Current Developments in Nutrition
- Discipline: Nutrition
- Language: English
- Edited by: Jack Odle, Ph.D.

Publication details
- History: 2019–present
- Publisher: Oxford University Press (United States)
- Frequency: Monthly
- Impact factor: 3.2 (2020)

Standard abbreviations
- ISO 4: Curr. Dev. Nutr.

Indexing
- ISSN: 2475-2991

Links
- Journal homepage; Online access; Online archive;

= Current Developments in Nutrition =

Current Developments in Nutrition is a monthly peer-reviewed biomedical journal in the field of nutrition.

The journal was established in 2017 as the first Gold Open Access journal of the American Society for Nutrition American Society for Nutrition. In 2018, Oxford University Press took over as publisher of the journal, although it is still owned by the American Society for Nutrition.

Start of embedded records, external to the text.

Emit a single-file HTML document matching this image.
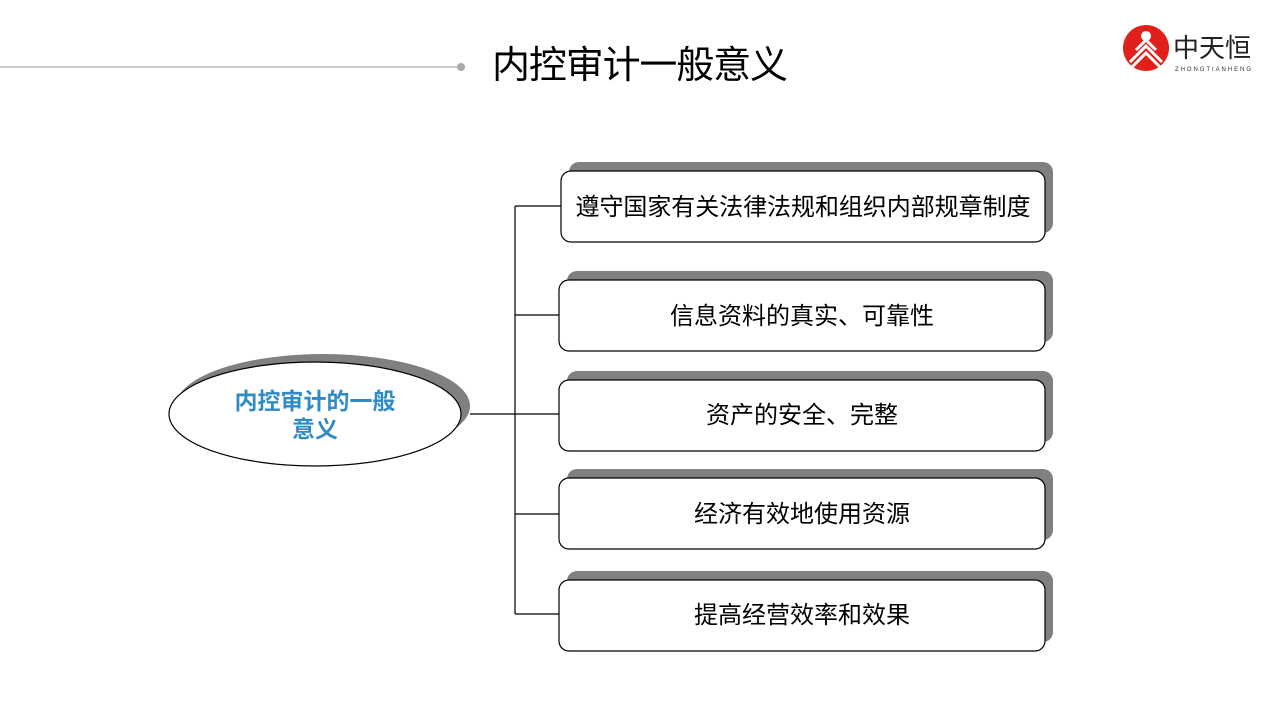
<!DOCTYPE html>
<html><head><meta charset="utf-8"><style>
body{margin:0;width:1280px;height:720px;background:#fff;overflow:hidden}
svg text{font-family:"Liberation Sans","Noto Sans CJK SC",sans-serif}
</style></head><body>
<svg width="1280" height="720" viewBox="0 0 1280 720" xmlns="http://www.w3.org/2000/svg">
<line x1="0" y1="67" x2="460" y2="67" stroke="#bbb" stroke-width="1.5"/>
<circle cx="461" cy="67" r="4" fill="#aaa"/>
<text x="492" y="78" font-size="38" textLength="296" lengthAdjust="spacing" fill="#000">内控审计一般意义</text>
<!-- logo -->
<circle cx="1146" cy="48" r="23" fill="#e0201b"/>
<g stroke="#fff" stroke-width="3" fill="none">
<path d="M1130 62 L1146 46 L1162 62"/>
<path d="M1130 69 L1146 53 L1162 69"/>
<path d="M1136 50 L1146 40 L1156 50"/>
</g>
<circle cx="1146" cy="36" r="5" fill="#fff"/>
<text x="1173" y="57" font-size="26" textLength="78" fill="#222">中天恒</text>
<text x="1175" y="71" font-size="6" textLength="76" fill="#333">ZHONGTIANHENG</text>
<!-- connectors -->
<g stroke="#000" stroke-width="1.2" fill="none">
<line x1="515" y1="206" x2="515" y2="614"/>
<line x1="470" y1="414" x2="560" y2="414"/>
<line x1="515" y1="206" x2="561" y2="206"/>
<line x1="515" y1="315" x2="560" y2="315"/>
<line x1="515" y1="514" x2="560" y2="514"/>
<line x1="515" y1="614" x2="560" y2="614"/>
</g>
<!-- ellipse -->
<ellipse cx="323" cy="406" rx="147" ry="52" fill="#808080"/>
<ellipse cx="315" cy="414" rx="146" ry="52" fill="#fff" stroke="#000" stroke-width="1.2"/>
<text x="315" y="409" font-size="23" font-weight="bold" fill="#2e8bc6" text-anchor="middle">内控审计的一般</text>
<text x="315" y="437" font-size="23" font-weight="bold" fill="#2e8bc6" text-anchor="middle">意义</text>
<!-- boxes -->
<g>
<rect x="569" y="162" width="484" height="71" rx="10" fill="#808080"/>
<rect x="561" y="171" width="484" height="71" rx="10" fill="#fff" stroke="#000" stroke-width="1.2"/>
<text x="803" y="215" font-size="24" text-anchor="middle" textLength="455">遵守国家有关法律法规和组织内部规章制度</text>

<rect x="567" y="271" width="486" height="71" rx="10" fill="#808080"/>
<rect x="559" y="280" width="486" height="71" rx="10" fill="#fff" stroke="#000" stroke-width="1.2"/>
<text x="802" y="324" font-size="24" text-anchor="middle">信息资料的真实、可靠性</text>

<rect x="567" y="371" width="486" height="71" rx="10" fill="#808080"/>
<rect x="559" y="380" width="486" height="71" rx="10" fill="#fff" stroke="#000" stroke-width="1.2"/>
<text x="802" y="423" font-size="24" text-anchor="middle">资产的安全、完整</text>

<rect x="567" y="469" width="486" height="71" rx="10" fill="#808080"/>
<rect x="559" y="478" width="486" height="71" rx="10" fill="#fff" stroke="#000" stroke-width="1.2"/>
<text x="802" y="522" font-size="24" text-anchor="middle">经济有效地使用资源</text>

<rect x="567" y="571" width="486" height="71" rx="10" fill="#808080"/>
<rect x="559" y="580" width="486" height="71" rx="10" fill="#fff" stroke="#000" stroke-width="1.2"/>
<text x="802" y="623" font-size="24" text-anchor="middle">提高经营效率和效果</text>
</g>
</svg>
</body></html>
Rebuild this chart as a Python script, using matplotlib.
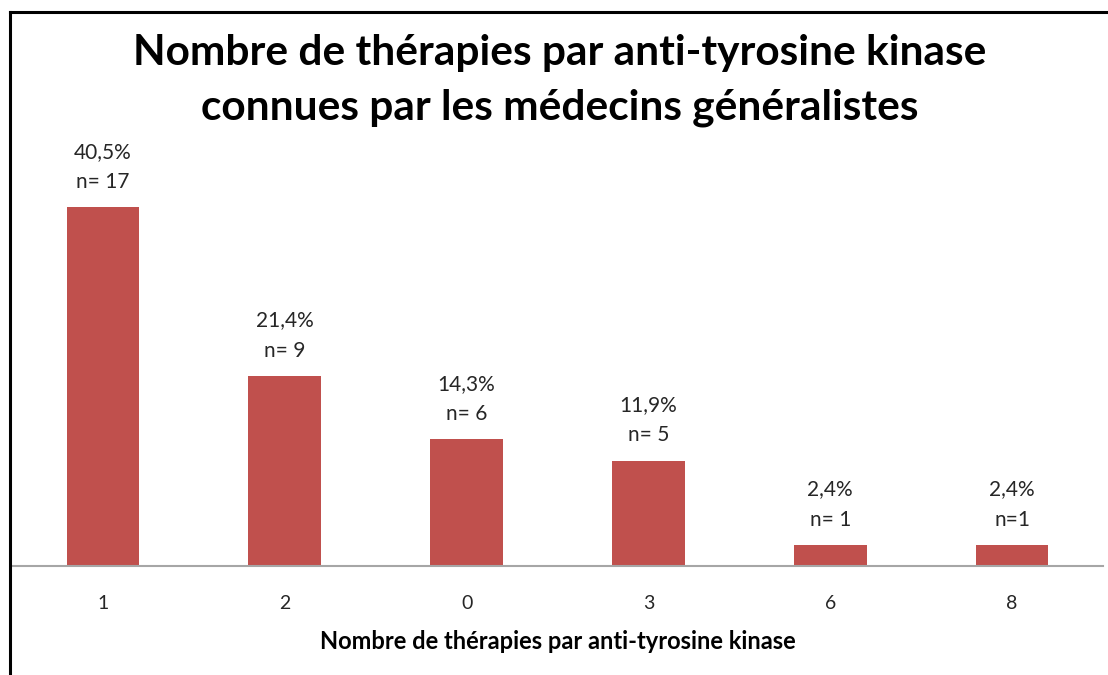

The journal adds many areas of coverage to the portfolio previously offered by American Society for Nutrition journals. It ranges from mechanistic studies at molecular, biochemical, and cellular levels to whole-body metabolism, clinical health, fitness, and population health. Current Developments in Nutrition publishes supplements separate from the main issue, and collections which are articles published across issues. The journal has six areas of emphasis, including Implementation Science; Research Methodology and Study Design Food and Nutrition Policy; Food & Nutrition of Indigenous Peoples; Brief Communications; and Food/Feed Composition, Nutritional Value & Toxicology.

Current Developments in Nutrition is indexed in PubMed Central, Google Scholar, Web of Science, and other indexing agencies.
The journal has published the abstracts of the ASN's annual meeting since 2018.
Nutrition 2018 abstracts
Nutrition 2019 abstracts

The journal publicly lists the conflicts of interest of its editorial board on its website.